Extract the lines of the material below, beginning with the first and ending with the line that holds "plt.rcParams['font.family'] = ['Liberation". Skip every picture.

•••

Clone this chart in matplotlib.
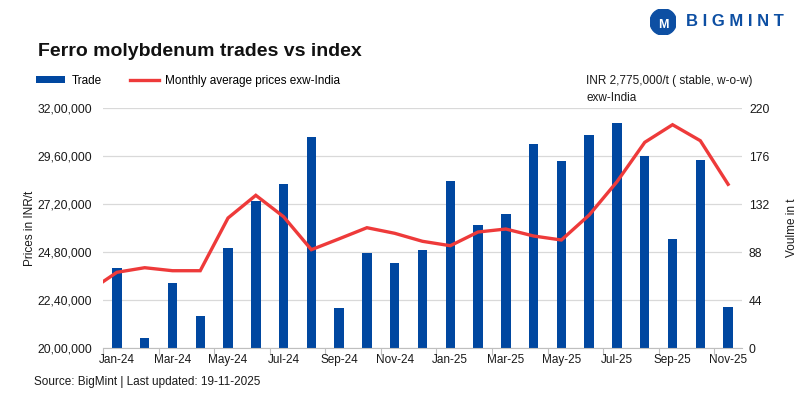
import numpy as np
import matplotlib
matplotlib.use("Agg")
import matplotlib.pyplot as plt
from matplotlib.ticker import FuncFormatter
from matplotlib.patches import Circle

plt.rcParams['font.family'] = ['Liberation Sans', 'DejaVu Sans']

# data
months = ["Jan-24", "Feb-24", "Mar-24", "Apr-24", "May-24", "Jun-24", "Jul-24", "Aug-24",
          "Sep-24", "Oct-24", "Nov-24", "Dec-24", "Jan-25", "Feb-25", "Mar-25", "Apr-25",
          "May-25", "Jun-25", "Jul-25", "Aug-25", "Sep-25", "Oct-25", "Nov-25"]
trade = [73, 9, 60, 29, 92, 135, 150, 193, 37, 87, 78, 90, 153, 113, 123, 187,
         171, 195, 206, 176, 100, 172, 38]
# first value is the Dec-23 lead-in that runs off the left edge
price = [2284500, 2378500, 2401500, 2386500, 2386500, 2650000, 2763500, 2656500, 2491500,
         2546000, 2601500, 2573500, 2533500, 2511500, 2580000, 2595000, 2560000,
         2540000, 2665000, 2831500, 3028500, 3116500, 3036500, 2818500]

BLUE = "#0047a0"
RED = "#ee3a3a"
GRID = "#d9d9d9"
TXT = "#1a1a1a"


def indian(v, pos=None):
    s = str(int(round(v)))
    last3, rest = s[-3:], s[:-3]
    parts = []
    while len(rest) > 2:
        parts.insert(0, rest[-2:])
        rest = rest[:-2]
    if rest:
        parts.insert(0, rest)
    return ",".join(parts + [last3])


fig = plt.figure(figsize=(8, 3.99), dpi=100)
ax = fig.add_axes([0.12875, 0.1278, 0.79875, 0.6015])
ax2 = ax.twinx()

x = np.arange(len(months))
ax.bar(x, trade, width=0.34, color=BLUE, zorder=2, label="Trade")
ax.set_ylim(0, 220)
ax.set_yticks(np.arange(0, 221, 44))
ax.grid(axis="y", color=GRID, linewidth=0.9, zorder=0)
ax.set_axisbelow(True)
ax.set_xlim(-0.5, len(months) - 0.5)

ax2.plot(np.arange(-1, len(months)), price, color=RED, linewidth=2.4, zorder=3,
         solid_joinstyle="miter", label="Monthly average prices exw-India")
ax2.set_ylim(2000000, 3200000)
ax2.set_yticks(np.arange(2000000, 3200001, 240000))
ax2.yaxis.set_major_formatter(FuncFormatter(indian))
ax2.set_xlim(-0.5, len(months) - 0.5)

# bars axis on the right, price axis on the left
ax.yaxis.tick_right()
ax.yaxis.set_label_position("right")
ax.set_ylabel("Voulme in t", fontsize=8.5, color=TXT, labelpad=12)
ax2.yaxis.tick_left()
ax2.yaxis.set_label_position("left")
ax2.set_ylabel("Prices in INR/t", fontsize=8.5, color=TXT, labelpad=1)

for a in (ax, ax2):
    for s in a.spines.values():
        s.set_visible(False)
    a.tick_params(axis="y", length=0, labelsize=8.7, labelcolor=TXT)
ax.tick_params(axis="y", pad=5)
ax2.tick_params(axis="y", pad=8)
ax.spines["bottom"].set_visible(True)
ax.spines["bottom"].set_color("#bfbfbf")

# category ticks between every second pair, labels on every second month
ax.set_xticks(np.arange(-0.5, len(months), 2))
ax.set_xticklabels([])
ax.set_xticks(x[::2], minor=True)
ax.set_xticklabels(months[::2], minor=True)
ax.tick_params(axis="x", which="major", length=5, color="#bfbfbf")
ax.tick_params(axis="x", which="minor", length=0, pad=4, labelsize=8.5, labelcolor=TXT)

fig.text(0.047, 0.87, "Ferro molybdenum trades vs index", fontsize=14, fontweight="bold",
         color="#111111", va="center")

# legend
fig.legend(handles=[ax.containers[0], ax2.lines[0]],
           labels=["Trade", "Monthly average prices exw-India"],
           loc="center left", bbox_to_anchor=(0.039, 0.797), ncol=2, frameon=False,
           fontsize=8.5, handlelength=2.5, handleheight=0.55, columnspacing=2.4,
           handletextpad=0.5, borderaxespad=0)

fig.text(0.733, 0.797, "INR 2,775,000/t ( stable, w-o-w)", fontsize=8.5, color=TXT, va="center")
fig.text(0.733, 0.754, "exw-India", fontsize=8.5, color=TXT, va="center")

fig.text(0.042, 0.043, "Source: BigMint | Last updated: 19-11-2025", fontsize=8.5,
         color=TXT, va="center")

# logo
logo = fig.add_axes([0.8125, 0.912, 0.033, 0.066])
logo.set_xlim(-1, 1)
logo.set_ylim(-1, 1)
logo.set_aspect("equal")
logo.axis("off")
logo.add_patch(Circle((0, 0), 1, color="#0d4fa3"))
logo.text(0, -0.2, "M", color="white", fontsize=9, fontweight="bold", ha="center", va="center")
fig.text(0.857, 0.946, "B I G M I N T", fontsize=12, fontweight="bold", color="#0d4fa3",
         va="center")

fig.savefig("out.png", dpi=100)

•••

REPLY
Clone this chart in matplotlib.
import numpy as np
import matplotlib
matplotlib.use("Agg")
import matplotlib.pyplot as plt
from matplotlib.ticker import FuncFormatter
from matplotlib.patches import Circle

plt.rcParams['font.family'] = ['Liberation Sans', 'DejaVu Sans']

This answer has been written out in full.